▶ Your goal: Only the number is needed: how many lines of the records include "this"?

Stored records:
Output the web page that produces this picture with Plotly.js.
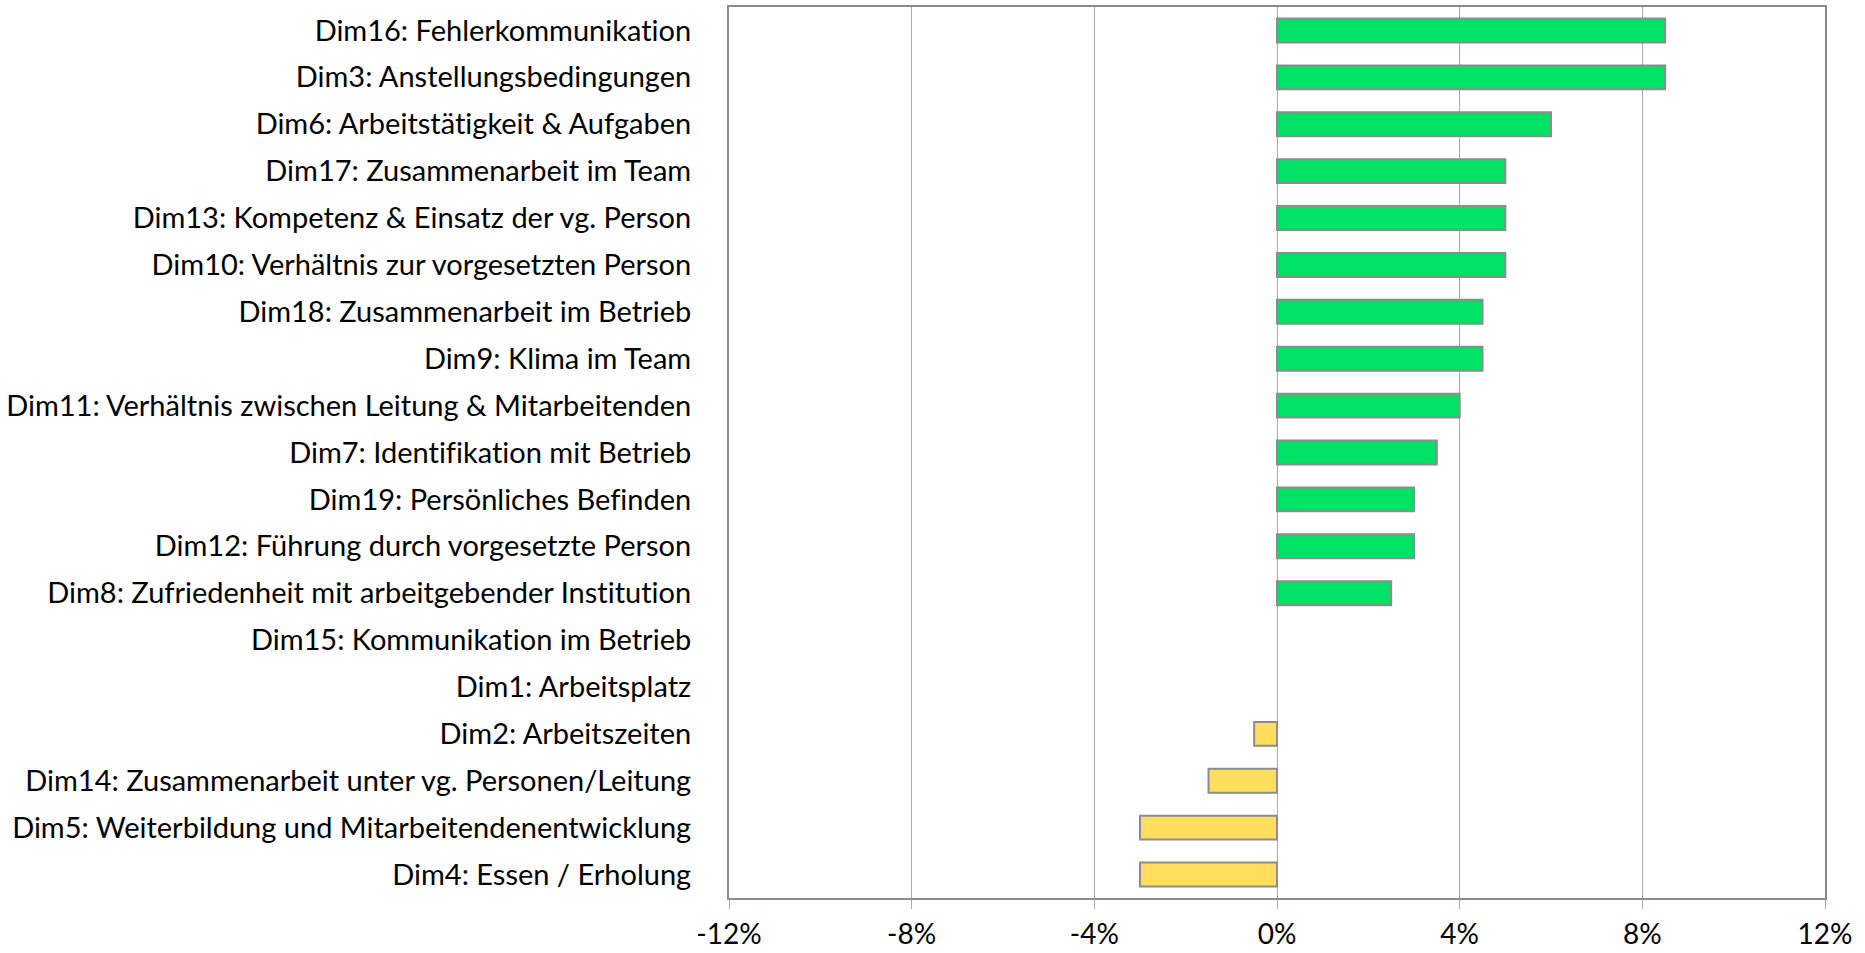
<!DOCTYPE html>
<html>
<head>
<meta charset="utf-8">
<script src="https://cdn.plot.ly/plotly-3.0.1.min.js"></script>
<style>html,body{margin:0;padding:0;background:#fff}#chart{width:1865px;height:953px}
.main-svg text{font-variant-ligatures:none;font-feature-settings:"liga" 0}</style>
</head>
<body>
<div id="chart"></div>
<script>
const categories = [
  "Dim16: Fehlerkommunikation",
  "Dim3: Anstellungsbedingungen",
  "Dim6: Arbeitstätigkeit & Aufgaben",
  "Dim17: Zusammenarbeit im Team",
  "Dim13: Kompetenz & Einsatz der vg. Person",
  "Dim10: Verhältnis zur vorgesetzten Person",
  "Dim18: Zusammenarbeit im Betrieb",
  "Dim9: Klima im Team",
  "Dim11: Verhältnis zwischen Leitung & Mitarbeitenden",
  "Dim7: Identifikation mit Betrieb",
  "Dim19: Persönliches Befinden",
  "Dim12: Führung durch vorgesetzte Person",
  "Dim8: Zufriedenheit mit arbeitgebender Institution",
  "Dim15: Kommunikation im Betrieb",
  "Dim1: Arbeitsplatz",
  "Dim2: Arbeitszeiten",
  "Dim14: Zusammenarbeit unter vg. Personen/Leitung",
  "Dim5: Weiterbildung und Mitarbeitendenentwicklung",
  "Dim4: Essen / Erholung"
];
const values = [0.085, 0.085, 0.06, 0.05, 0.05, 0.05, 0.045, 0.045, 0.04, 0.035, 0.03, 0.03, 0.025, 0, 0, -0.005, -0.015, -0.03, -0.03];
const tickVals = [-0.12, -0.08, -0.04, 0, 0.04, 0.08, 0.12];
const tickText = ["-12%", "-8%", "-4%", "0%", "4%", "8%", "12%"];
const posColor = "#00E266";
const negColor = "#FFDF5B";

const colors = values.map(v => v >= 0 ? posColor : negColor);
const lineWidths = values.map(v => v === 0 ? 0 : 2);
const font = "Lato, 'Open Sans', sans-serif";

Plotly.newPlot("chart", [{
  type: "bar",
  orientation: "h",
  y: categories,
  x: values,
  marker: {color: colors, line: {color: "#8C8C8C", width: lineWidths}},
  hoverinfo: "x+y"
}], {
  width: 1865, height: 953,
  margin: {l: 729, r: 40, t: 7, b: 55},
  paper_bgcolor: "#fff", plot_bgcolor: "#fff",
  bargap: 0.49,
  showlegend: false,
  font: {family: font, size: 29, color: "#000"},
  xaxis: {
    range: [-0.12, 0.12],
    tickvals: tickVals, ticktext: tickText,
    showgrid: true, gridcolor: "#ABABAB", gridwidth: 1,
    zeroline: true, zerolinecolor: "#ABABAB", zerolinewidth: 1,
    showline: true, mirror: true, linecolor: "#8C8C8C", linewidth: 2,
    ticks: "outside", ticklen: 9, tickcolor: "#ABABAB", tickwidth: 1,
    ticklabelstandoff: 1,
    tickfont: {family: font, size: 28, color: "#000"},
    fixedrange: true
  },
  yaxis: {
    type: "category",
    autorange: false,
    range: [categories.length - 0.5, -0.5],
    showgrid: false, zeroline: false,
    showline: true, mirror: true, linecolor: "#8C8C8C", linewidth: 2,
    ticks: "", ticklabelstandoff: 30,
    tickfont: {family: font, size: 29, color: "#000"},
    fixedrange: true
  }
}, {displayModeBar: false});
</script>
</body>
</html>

...

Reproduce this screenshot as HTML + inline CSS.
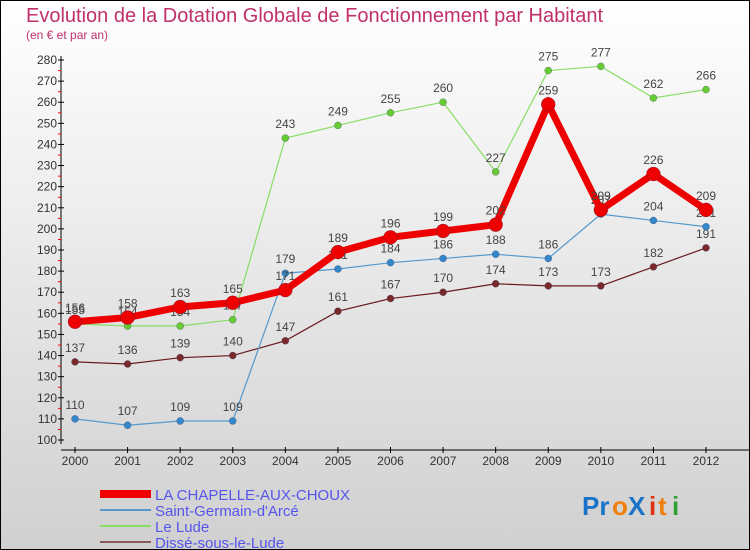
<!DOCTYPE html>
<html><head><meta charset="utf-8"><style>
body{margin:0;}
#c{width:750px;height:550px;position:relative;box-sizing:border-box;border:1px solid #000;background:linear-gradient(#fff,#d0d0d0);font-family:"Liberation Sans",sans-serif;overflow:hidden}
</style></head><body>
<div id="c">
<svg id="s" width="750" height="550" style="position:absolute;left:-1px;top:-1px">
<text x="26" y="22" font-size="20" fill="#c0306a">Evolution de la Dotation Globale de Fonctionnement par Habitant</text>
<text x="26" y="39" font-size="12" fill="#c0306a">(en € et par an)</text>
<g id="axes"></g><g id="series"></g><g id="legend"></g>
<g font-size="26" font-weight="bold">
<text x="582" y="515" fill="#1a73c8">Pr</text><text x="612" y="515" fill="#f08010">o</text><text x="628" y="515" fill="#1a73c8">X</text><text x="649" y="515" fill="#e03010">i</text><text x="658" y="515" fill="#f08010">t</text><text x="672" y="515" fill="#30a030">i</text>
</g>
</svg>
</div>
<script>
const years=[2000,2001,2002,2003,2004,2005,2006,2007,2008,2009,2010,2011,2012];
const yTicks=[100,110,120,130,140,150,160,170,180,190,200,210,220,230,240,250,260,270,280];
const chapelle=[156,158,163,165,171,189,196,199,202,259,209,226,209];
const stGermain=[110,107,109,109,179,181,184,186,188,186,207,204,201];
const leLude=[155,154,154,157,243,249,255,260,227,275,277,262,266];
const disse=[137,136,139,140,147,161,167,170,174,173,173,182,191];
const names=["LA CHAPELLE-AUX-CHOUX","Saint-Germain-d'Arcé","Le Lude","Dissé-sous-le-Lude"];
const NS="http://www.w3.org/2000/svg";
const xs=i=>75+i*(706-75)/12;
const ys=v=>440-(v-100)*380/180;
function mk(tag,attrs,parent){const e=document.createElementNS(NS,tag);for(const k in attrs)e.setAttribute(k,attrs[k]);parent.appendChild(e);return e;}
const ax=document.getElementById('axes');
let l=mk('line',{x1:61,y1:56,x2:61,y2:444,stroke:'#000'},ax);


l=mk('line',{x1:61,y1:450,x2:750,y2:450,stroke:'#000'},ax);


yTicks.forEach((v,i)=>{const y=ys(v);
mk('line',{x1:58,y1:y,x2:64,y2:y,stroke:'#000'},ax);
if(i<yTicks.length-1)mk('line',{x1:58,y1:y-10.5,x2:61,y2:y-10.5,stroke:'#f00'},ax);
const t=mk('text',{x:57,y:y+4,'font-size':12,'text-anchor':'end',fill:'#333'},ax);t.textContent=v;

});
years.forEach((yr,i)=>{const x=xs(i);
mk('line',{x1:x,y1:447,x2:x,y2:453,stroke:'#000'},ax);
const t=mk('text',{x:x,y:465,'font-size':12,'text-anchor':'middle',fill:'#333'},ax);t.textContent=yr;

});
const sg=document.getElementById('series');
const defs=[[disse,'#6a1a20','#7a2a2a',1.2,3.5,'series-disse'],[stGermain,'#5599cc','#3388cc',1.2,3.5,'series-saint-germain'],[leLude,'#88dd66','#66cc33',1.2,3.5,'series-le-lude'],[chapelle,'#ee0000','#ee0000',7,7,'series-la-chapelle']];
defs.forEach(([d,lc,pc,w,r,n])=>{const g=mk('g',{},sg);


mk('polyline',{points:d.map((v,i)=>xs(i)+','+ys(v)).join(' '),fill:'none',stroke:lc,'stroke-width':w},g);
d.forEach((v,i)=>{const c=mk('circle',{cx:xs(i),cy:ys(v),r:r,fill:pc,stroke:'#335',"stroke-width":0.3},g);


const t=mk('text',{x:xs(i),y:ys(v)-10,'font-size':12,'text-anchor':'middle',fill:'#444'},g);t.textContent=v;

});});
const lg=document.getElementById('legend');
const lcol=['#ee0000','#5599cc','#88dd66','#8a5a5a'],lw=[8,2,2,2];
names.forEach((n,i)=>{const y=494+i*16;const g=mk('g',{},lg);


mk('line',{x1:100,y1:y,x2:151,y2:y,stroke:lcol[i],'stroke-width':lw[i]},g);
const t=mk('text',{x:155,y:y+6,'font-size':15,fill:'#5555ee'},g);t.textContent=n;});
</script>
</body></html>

▶ The reply: 2